The votes are in! Thursday night at the Boston Society of Architects 2nd annual awards program, the Isabella Stewart Gardner Museum addition, designed by Renzo Piano Building Workshop, won over the public’s hearts and was honored with the People’s Choice Award sponsored by boston.com. They voted on the four buildings nominated for the Harleston Parker Medal, an award founded in 1921 and co-sponsored by the City of Boston to recognize “the single most beautiful building or other structure” built in the metropolitan Boston area in the last 10 years. A jury of 10 design professionals saw things differently, however, and selected the Massachusetts Institute of Technology Media Lab, designed by Fumihiko Maki and Leers Weinzapfel Associates, for the Harleston, proving that though architecture and beauty go hand in hand, beauty is indeed in the eye of the beholder. What the public considers beautiful often interestingly differs from what experts in the field consider worthy of note.
When the more than 1,600 votes submitted from around the world were tallied, it was the Gardner’s new concert hall, special exhibition space, cafe, gift shop, greenhouses, and living room, which together double the museum’s footprint, alleviating stress from an increasing number of visitors without distracting from the history and importance of the original building, that won the day.

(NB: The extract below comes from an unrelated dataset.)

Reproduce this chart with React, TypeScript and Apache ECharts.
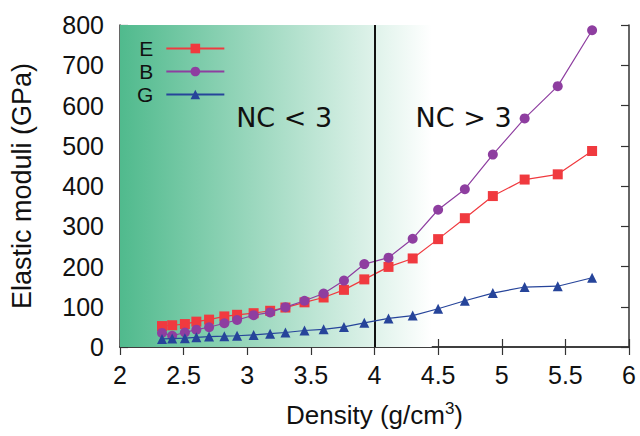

Fumihiko Maki with Leers Weinzapfel Associates
In addition to the Harleston Parker Medal being awarded to the MIT Media Lab, which features open research areas, a central atrium, event space, and a winter garden, the BSA competition, sponsored by Design New England, singled out remarkable architecture in healthcare, housing, interior architecture, planning, small projects, and unbuilt categories. The top winners will be featured in a special promotional section in the March/April issue of DNE. The BSA’s Award of Honor went to Jane Thompson for her lifetime achievements. To learn what some of them are, read our Winner Does All September/October 2010 story on her. Thompson, an icon in the world or architecture and urban planning spoke passionately to an audience of both accomplished and burgeoning architects about turning points in the history of Boston’s design, stressing the importance of staying enthusiastic about architecture and its place in the city. We sure will.